Intervention de Laurence Cohen

Réunion du 9 novembre 2022 à 21h30
Financement de la sécurité sociale pour 2023 — Après l'article 21

Photo de Laurence CohenLaurence Cohen :

L’article 51 du PLFSS pour 2018, dont nous parlons régulièrement, a ouvert la possibilité de financements innovants et dérogatoires pour la mise en œuvre d’expérimentations.

Ces dérogations ont vite été vues comme une aubaine par des acteurs privés. Ainsi le groupe Ramsay, s’inspirant du modèle suédois, a-t-il profité de cet article pour lancer une rémunération par « capitation ». Cette tarification spécifique repose sur un forfait versé aux établissements en fonction du nombre de patients qu’ils accueillent et de leur typologie : âge, sexe, comorbidités.

Que le patient vienne consulter une fois, dix fois ou vingt fois dans l’année, le forfait restera identique. L’objectif : inciter les médecins à mettre l’accent sur la prévention et limiter les prescriptions de soins abusives.

Mais la tarification à la capitation porte un défaut intrinsèque : le tri des patients. Ce nouveau mode de rémunération pourrait permettre de fidéliser des patients « rentables » dès leur arrivée dans un centre de soins primaires, tandis que les patients les plus « coûteux » seraient réorientés vers l’hôpital.

Pour rappel, Ramsay est un mastodonte qui engloutit des cliniques privées : en douze ans, Ramsay Santé est devenu le numéro un de l’hospitalisation privée par le nombre d’établissements. Il représente près de 21 % des parts de marché de l’hospitalisation privée en France, pour un chiffre d’affaires annuel de plus de 4 milliards d’euros en juin 2021, soit le double de celui de 2011 ! Ramsay Health Care est par ailleurs coté en Bourse à Sydney, sa valeur étant estimée à 12, 2 milliards d’euros.

La tentative de racheter les centres de santé détenus par la Croix-Rouge a échoué, mais l’inquiétude demeure quant à l’arrivée et au développement de cet acteur à but lucratif dans le secteur des soins primaires.

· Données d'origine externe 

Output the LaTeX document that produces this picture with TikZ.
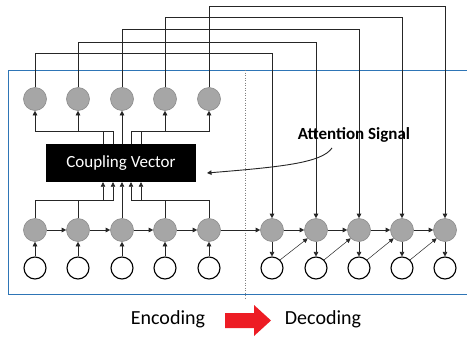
\documentclass[tikz,border=0pt]{standalone}
\usepackage{fontspec}
\setmainfont{Carlito}
\usetikzlibrary{arrows.meta,calc}
\definecolor{nodegray}{RGB}{166,166,166}
\definecolor{nodeedge}{RGB}{140,140,140}
\definecolor{frameblue}{RGB}{46,117,182}
\definecolor{arrred}{RGB}{237,28,36}
\begin{document}
\begin{tikzpicture}[x=1pt,y=-1pt,
 hid/.style={circle,fill=nodegray,draw=nodeedge,line width=0.6pt,minimum size=23pt,inner sep=0pt},
 inp/.style={circle,fill=white,draw=black,line width=1.1pt,minimum size=22pt,inner sep=0pt},
 arr/.style={-{Triangle[length=4.5pt,width=4.5pt]},line width=0.6pt,draw=black!85},
 ln/.style={line width=0.6pt,draw=black!85}]
\useasboundingbox (0,0) rectangle (467,338);
\fill[white] (0,0) rectangle (467,338);
% frame and separator
\draw[frameblue, line width=0.9pt] (467,70) -- (8,70) -- (8,294) -- (467,294);
\draw[gray, dash pattern=on 1pt off 1.5pt, line width=0.6pt] (245,70) -- (245,300);
% encoder
\foreach \i/\x in {1/35,2/78,3/122,4/165,5/209} {
  \node[hid] (t\i) at (\x,99) {};
  \node[hid] (g\i) at (\x,230) {};
  \node[inp] (w\i) at (\x,268) {};
  \draw[arr] (w\i.north) -- (g\i.south);
}
% decoder
\foreach \i/\x in {1/272,2/316,3/359,4/402,5/445} {
  \node[hid] (d\i) at (\x,230) {};
  \node[inp] (o\i) at (\x,268) {};
  \draw[arr] (d\i.south) -- (o\i.north);
}
% chains
\draw[arr] (g1.east) -- (g2.west);
\draw[arr] (g2.east) -- (g3.west);
\draw[arr] (g3.east) -- (g4.west);
\draw[arr] (g4.east) -- (g5.west);
\draw[arr] (g5.east) -- (d1.west);
\draw[arr] (d1.east) -- (d2.west);
\draw[arr] (d2.east) -- (d3.west);
\draw[arr] (d3.east) -- (d4.west);
\draw[arr] (d4.east) -- (d5.west);
\foreach \a/\b in {1/2,2/3,3/4,4/5} {
  \draw[arr, line width=0.5pt] (o\a.45) -- (d\b.225);
}
% coupling vector
\node[fill=black, text=white, minimum width=150pt, minimum height=38pt, inner sep=0pt,
      font=\fontsize{17}{20}\selectfont] (cv) at (121,163) {Coupling Vector};
\foreach \i/\x in {1/103,2/113,3/122,4/131,5/141} {
  \coordinate (bb\i) at (\x,200);
  \coordinate (tt\i) at (\x,131);
}
\draw[arr] (g1.north) |- (bb1) -- (bb1 |- cv.south);
\draw[arr] (g2.north) |- (bb2) -- (bb2 |- cv.south);
\draw[arr] (g3.north) -- (bb3 |- cv.south);
\draw[arr] (g4.north) |- (bb4) -- (bb4 |- cv.south);
\draw[arr] (g5.north) |- (bb5) -- (bb5 |- cv.south);
\draw[arr] (tt2 |- cv.north) -- (tt2) -| (t1.south);
\draw[arr] (tt1 |- cv.north) -- (tt1) -| (t2.south);
\draw[arr] (tt3 |- cv.north) -- (t3.south);
\draw[arr] (tt5 |- cv.north) -- (tt5) -| (t4.south);
\draw[arr] (tt4 |- cv.north) -- (tt4) -| (t5.south);
% long connections to decoder
\foreach \i/\y in {1/53,2/42,3/29,4/17,5/6} {
  \coordinate (h\i) at (0,\y);
  \draw[arr] (t\i.north) -- (t\i.north |- h\i) -| (d\i.north);
}
% attention signal
\node[font=\bfseries\fontsize{17}{20}\selectfont] (att) at (354,135) {Attention Signal};
\coordinate (atip) at (207,173);
\draw[arr, line width=0.9pt] ($(att.south)+(-22,2)$) .. controls (322,163) and (280,167) .. (atip);
% bottom legend
\node[font=\fontsize{20}{24}\selectfont] (enc) at (168,319) {Encoding};
\node[font=\fontsize{20}{24}\selectfont] (dec) at (323,319) {Decoding};
\fill[arrred] (225,313) -- (254,313) -- (254,305) -- (271,320.5) -- (254,336) -- (254,328) -- (225,328) -- cycle;
\end{tikzpicture}
\end{document}
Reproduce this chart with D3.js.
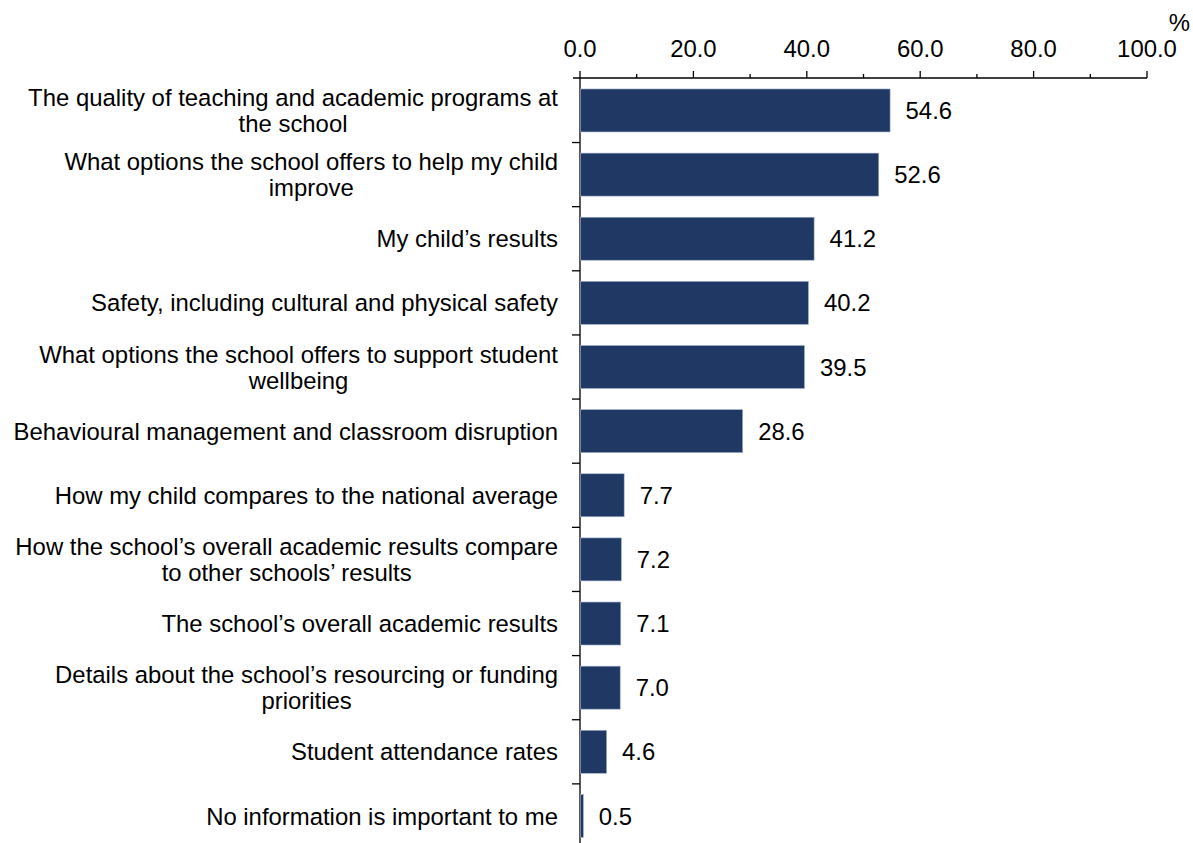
<!DOCTYPE html>
<html>
<head>
<meta charset="utf-8">
<script src="https://cdn.jsdelivr.net/npm/d3@7"></script>
<style>
  html, body { margin: 0; padding: 0; background: #fff; }
  svg { display: block; font-family: "Liberation Sans", Arial, Helvetica, sans-serif; }
</style>
</head>
<body>
<svg id="chart" width="1193" height="843"></svg>
<script>
// Information parents consider important (% of respondents)
const categories = [
  "The quality of teaching and academic programs at the school",
  "What options the school offers to help my child improve",
  "My child\u2019s results",
  "Safety, including cultural and physical safety",
  "What options the school offers to support student wellbeing",
  "Behavioural management and classroom disruption",
  "How my child compares to the national average",
  "How the school\u2019s overall academic results compare to other schools\u2019 results",
  "The school\u2019s overall academic results",
  "Details about the school\u2019s resourcing or funding priorities",
  "Student attendance rates",
  "No information is important to me"
];
const values = [54.6, 52.6, 41.2, 40.2, 39.5, 28.6, 7.7, 7.2, 7.1, 7.0, 4.6, 0.5];
const xTicks = [0, 20, 40, 60, 80, 100];
const xMinorTicks = [10, 30, 50, 70, 90];
const unitLabel = "%";

const svg = d3.select("#chart");
const fontSize = 23.9;
const barColor = "#1f3864";

const x = d3.scaleLinear().domain([0, 100]).range([580, 1147]);
const y = d3.scaleBand()
  .domain(categories)
  .range([78.4, 848])
  .paddingInner(0.33)
  .paddingOuter(0.165);

const axisY = 78;

// Top value axis
const gx = svg.append("g").attr("transform", `translate(0,${axisY})`);
gx.append("line")
  .attr("x1", 573).attr("x2", x(100))
  .attr("stroke", "#000").attr("stroke-width", 1.3);
gx.selectAll("line.major").data(xTicks).join("line")
  .attr("class", "major")
  .attr("x1", d => x(d)).attr("x2", d => x(d))
  .attr("y1", 0).attr("y2", -7)
  .attr("stroke", "#000").attr("stroke-width", 1.3);
gx.selectAll("line.minor").data(xMinorTicks).join("line")
  .attr("class", "minor")
  .attr("x1", d => x(d)).attr("x2", d => x(d))
  .attr("y1", 0).attr("y2", -4)
  .attr("stroke", "#000").attr("stroke-width", 1.3);
gx.selectAll("text").data(xTicks).join("text")
  .attr("x", d => x(d))
  .attr("y", -21)
  .attr("text-anchor", "middle")
  .attr("font-size", fontSize)
  .attr("fill", "#000")
  .text(d => d3.format(".1f")(d));

svg.append("text")
  .attr("x", 1190).attr("y", 31)
  .attr("text-anchor", "end")
  .attr("font-size", fontSize)
  .attr("fill", "#000")
  .text(unitLabel);

// Category axis
const step = y.step();
svg.append("line")
  .attr("x1", x(0)).attr("x2", x(0))
  .attr("y1", axisY).attr("y2", 850)
  .attr("stroke", "#000").attr("stroke-width", 1.3);
svg.selectAll("line.cat-tick").data(categories.slice(0, -1)).join("line")
  .attr("class", "cat-tick")
  .attr("x1", x(0) - 8).attr("x2", x(0))
  .attr("y1", d => y(d) + y.bandwidth() / 2 + step / 2)
  .attr("y2", d => y(d) + y.bandwidth() / 2 + step / 2)
  .attr("stroke", "#000").attr("stroke-width", 1.3);

// Bars
svg.append("g").selectAll("rect").data(values).join("rect")
  .attr("x", x(0) + 0.5)
  .attr("y", (d, i) => y(categories[i]))
  .attr("width", d => x(d) - x(0))
  .attr("height", y.bandwidth())
  .attr("fill", barColor)
  .attr("stroke", "#9fb0cc")
  .attr("stroke-width", 0.6);

// Value labels
svg.append("g").selectAll("text").data(values).join("text")
  .attr("x", d => x(d) + 16)
  .attr("y", (d, i) => y(categories[i]) + y.bandwidth() / 2)
  .attr("dy", "0.36em")
  .attr("font-size", fontSize)
  .attr("fill", "#000")
  .text(d => d3.format(".1f")(d));

// Category labels, wrapped to fit the left margin
const labelWidth = 550;
const lineHeight = 26;
const labels = svg.append("g").selectAll("text").data(categories).join("text")
  .attr("text-anchor", "middle")
  .attr("font-size", fontSize)
  .attr("fill", "#000");

labels.each(function(d) {
  const t = d3.select(this);
  const words = d.split(" ");
  const lines = [];
  let line = [];
  const probe = t.append("tspan");
  words.forEach(w => {
    const trial = line.concat([w]).join(" ");
    probe.text(trial);
    if (probe.node().getComputedTextLength() > labelWidth && line.length) {
      lines.push(line.join(" "));
      line = [w];
    } else {
      line.push(w);
    }
  });
  lines.push(line.join(" "));
  probe.remove();

  // widest line is right-aligned to the axis; other lines centred on it
  const widths = lines.map(l => {
    const s = t.append("tspan").text(l);
    const w = s.node().getComputedTextLength();
    s.remove();
    return w;
  });
  const maxW = d3.max(widths);
  const rightEdge = 558;
  const cx = rightEdge - maxW / 2;
  const cy = y(d) + y.bandwidth() / 2;
  const startY = cy - (lines.length - 1) * lineHeight / 2;
  lines.forEach((l, i) => {
    t.append("tspan")
      .attr("x", cx)
      .attr("y", startY + i * lineHeight)
      .attr("dy", "0.36em")
      .text(l);
  });
});
</script>
</body>
</html>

Cet exemple est emblématique : quand le service public est mis à mal, faute de financement, quand il est abandonné, cela laisse la place au privé et à toutes les dérives afférentes – je pense aux cabinets de conseil qui pénètrent le secteur de la santé, ou encore à la « licorne » Doctolib.

Parce que, plus de trois ans après son adoption, on voit bien que cet article 51 entraîne des dérives, nous demandons son abrogation.